Instructions to follow = Report every line in the listing below where the string "chart" shows up.

Dataset entries =
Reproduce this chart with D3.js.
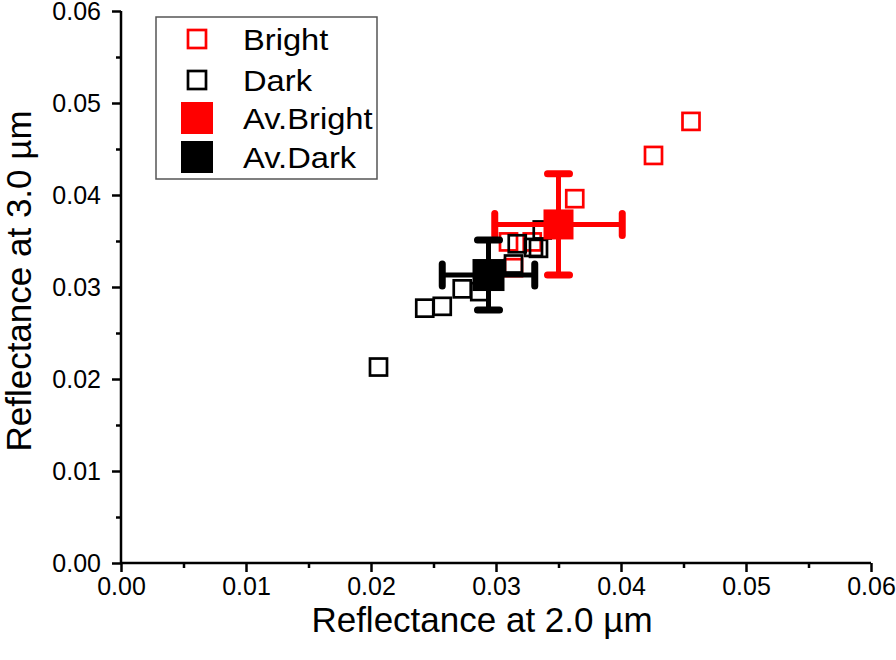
<!DOCTYPE html>
<html>
<head>
<meta charset="utf-8">
<script src="https://cdn.jsdelivr.net/npm/d3@7"></script>
<style>
  html, body { margin: 0; padding: 0; background: #fff; }
  svg { display: block; font-family: "Liberation Sans", Arial, sans-serif; }
</style>
</head>
<body>
<svg id="chart" width="896" height="660"></svg>
<script>
// ---- data ----
const brightX = [0.0456, 0.0426, 0.0363, 0.0314, 0.0310, 0.0329];
const brightY = [0.0480, 0.0443, 0.0396, 0.0321, 0.0349, 0.0349];
const darkX = [0.0206, 0.0243, 0.0257, 0.0273, 0.0287, 0.0314, 0.0317, 0.0330, 0.0334, 0.0337];
const darkY = [0.0213, 0.0277, 0.0279, 0.0298, 0.0295, 0.0325, 0.0347, 0.0343, 0.0342, 0.0362];
const avBright = { x: 0.0350, y: 0.0368, ex: 0.0051, ey: 0.0055 };
const avDark = { x: 0.0294, y: 0.0313, ex: 0.0037, ey: 0.0038 };
const xTicks = [0.00, 0.01, 0.02, 0.03, 0.04, 0.05, 0.06];
const yTicks = [0.00, 0.01, 0.02, 0.03, 0.04, 0.05, 0.06];
const legendLabels = ["Bright", "Dark", "Av.Bright", "Av.Dark"];
const xTitle = "Reflectance at 2.0 µm";
const yTitle = "Reflectance at 3.0 µm";

const svg = d3.select("#chart");
const x = d3.scaleLinear().domain([0, 0.06]).range([121, 871]);
const y = d3.scaleLinear().domain([0, 0.06]).range([563, 11]);

// minor ticks
const xMinor = d3.range(0.005, 0.06, 0.01);
const yMinor = d3.range(0.005, 0.06, 0.01);

// axes
const xAxis = svg.append("g").attr("transform", `translate(0,${y(0)})`)
  .call(d3.axisBottom(x).tickValues(xTicks).tickFormat(d3.format(".2f")).tickSize(9).tickPadding(5));
svg.append("g").attr("transform", `translate(0,${y(0)})`)
  .call(d3.axisBottom(x).tickValues(xMinor).tickFormat("").tickSize(5))
  .call(g => g.select(".domain").remove());
const yAxis = svg.append("g").attr("transform", `translate(${x(0)},0)`)
  .call(d3.axisLeft(y).tickValues(yTicks).tickFormat(d3.format(".2f")).tickSize(9).tickPadding(11));
svg.append("g").attr("transform", `translate(${x(0)},0)`)
  .call(d3.axisLeft(y).tickValues(yMinor).tickFormat("").tickSize(5))
  .call(g => g.select(".domain").remove());

svg.selectAll(".domain").attr("stroke", "#000").attr("stroke-width", 2.5);
svg.selectAll(".tick line").attr("stroke", "#000").attr("stroke-width", 2.5);
svg.selectAll(".tick text").attr("fill", "#000").attr("font-size", 25)
  .attr("font-family", "'Liberation Sans', Arial, sans-serif");
xAxis.selectAll(".domain").attr("d", `M${x(0)-1},0H${x(0.06)}`);
yAxis.selectAll(".domain").attr("d", `M0,${y(0)+1}V${y(0.06)}`);

// axis titles
svg.append("text").attr("x", 482).attr("y", 632).attr("text-anchor", "middle")
  .attr("font-size", 35).attr("fill", "#000").text(xTitle);
svg.append("text").attr("transform", "translate(31,281) rotate(-90)").attr("text-anchor", "middle")
  .attr("font-size", 35).attr("fill", "#000").text(yTitle);

const plot = svg.append("g");
const openSize = 17;

// Bright points (open red squares)
plot.selectAll(".bright").data(brightX.map((v, i) => [v, brightY[i]])).join("rect")
  .attr("x", d => x(d[0]) - openSize / 2).attr("y", d => y(d[1]) - openSize / 2)
  .attr("width", openSize).attr("height", openSize)
  .attr("fill", "none").attr("stroke", "#ff0000").attr("stroke-width", 2.7);

// Dark points (open black squares)
plot.selectAll(".dark").data(darkX.map((v, i) => [v, darkY[i]])).join("rect")
  .attr("x", d => x(d[0]) - openSize / 2).attr("y", d => y(d[1]) - openSize / 2)
  .attr("width", openSize).attr("height", openSize)
  .attr("fill", "none").attr("stroke", "#000").attr("stroke-width", 2.7);

function avg(d, color, cap, size) {
  const g = plot.append("g");
  const cx = x(d.x), cy = y(d.y);
  g.append("line").attr("x1", x(d.x - d.ex)).attr("x2", x(d.x + d.ex)).attr("y1", cy).attr("y2", cy)
    .attr("stroke", color).attr("stroke-width", 5);
  g.append("line").attr("x1", cx).attr("x2", cx).attr("y1", y(d.y - d.ey)).attr("y2", y(d.y + d.ey))
    .attr("stroke", color).attr("stroke-width", 5);
  [x(d.x - d.ex), x(d.x + d.ex)].forEach(px => g.append("line")
    .attr("x1", px).attr("x2", px).attr("y1", cy - cap / 2).attr("y2", cy + cap / 2)
    .attr("stroke", color).attr("stroke-width", 7).attr("stroke-linecap", "round"));
  [y(d.y - d.ey), y(d.y + d.ey)].forEach(py => g.append("line")
    .attr("y1", py).attr("y2", py).attr("x1", cx - cap / 2).attr("x2", cx + cap / 2)
    .attr("stroke", color).attr("stroke-width", 7).attr("stroke-linecap", "round"));
  g.append("rect").attr("x", cx - size / 2).attr("y", cy - size / 2)
    .attr("width", size).attr("height", size).attr("fill", color);
}
avg(avBright, "#ff0000", 22, 30);
avg(avDark, "#000", 22, 32);

// legend
const lg = svg.append("g");
lg.append("rect").attr("x", 156).attr("y", 17).attr("width", 221).attr("height", 162)
  .attr("fill", "#fff").attr("stroke", "#555").attr("stroke-width", 1.5);
const legendY = [39, 80, 118, 157];
const legendColors = ["#ff0000", "#000", "#ff0000", "#000"];
legendLabels.forEach((t, i) => {
  if (i < 2) {
    lg.append("rect").attr("x", 197 - 9).attr("y", legendY[i] - 9).attr("width", 18).attr("height", 18)
      .attr("fill", "none").attr("stroke", legendColors[i]).attr("stroke-width", 2.7);
  } else {
    lg.append("rect").attr("x", 197 - 16).attr("y", legendY[i] - 16).attr("width", 32).attr("height", 32)
      .attr("fill", legendColors[i]);
  }
  lg.append("text").attr("transform", `translate(243,${legendY[i] + 10.5}) scale(1.09,1)`)
    .attr("font-size", 30).attr("fill", "#000").text(t);
});
</script>
</body>
</html>
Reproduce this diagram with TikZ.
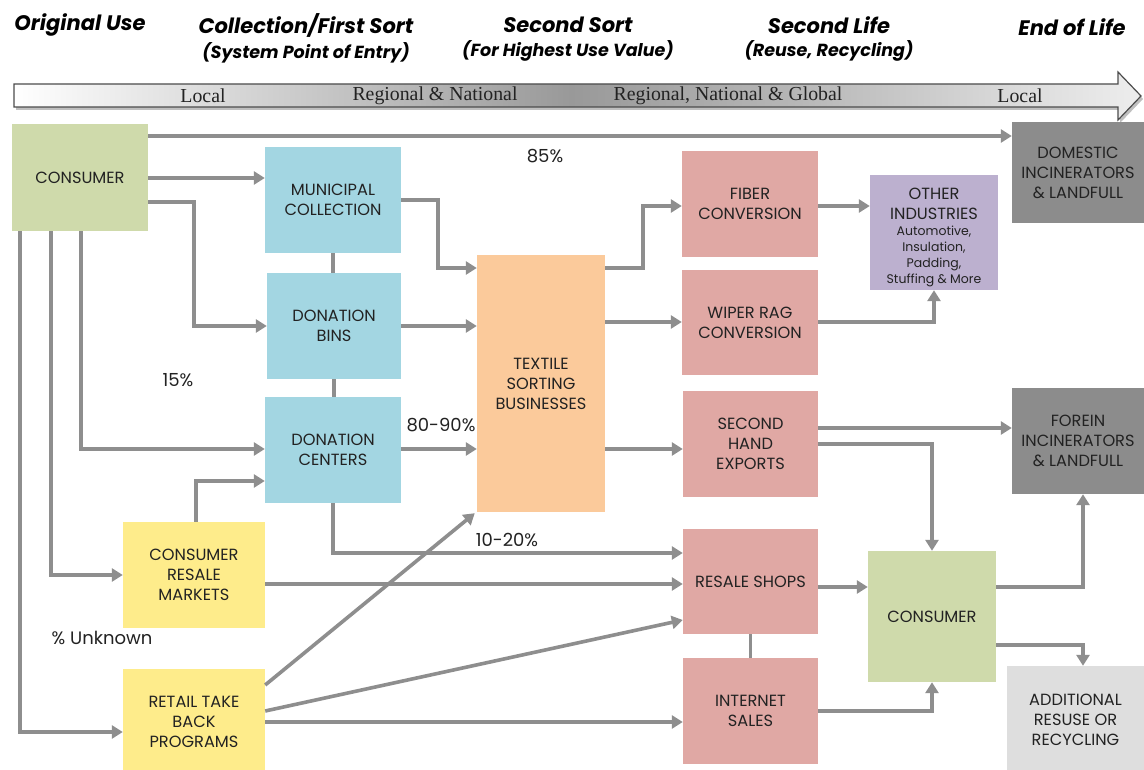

Result of this task =
Reproduce this chart with D3.js.
<svg id="chart" width="896" height="660"></svg>
const svg = d3.select("#chart");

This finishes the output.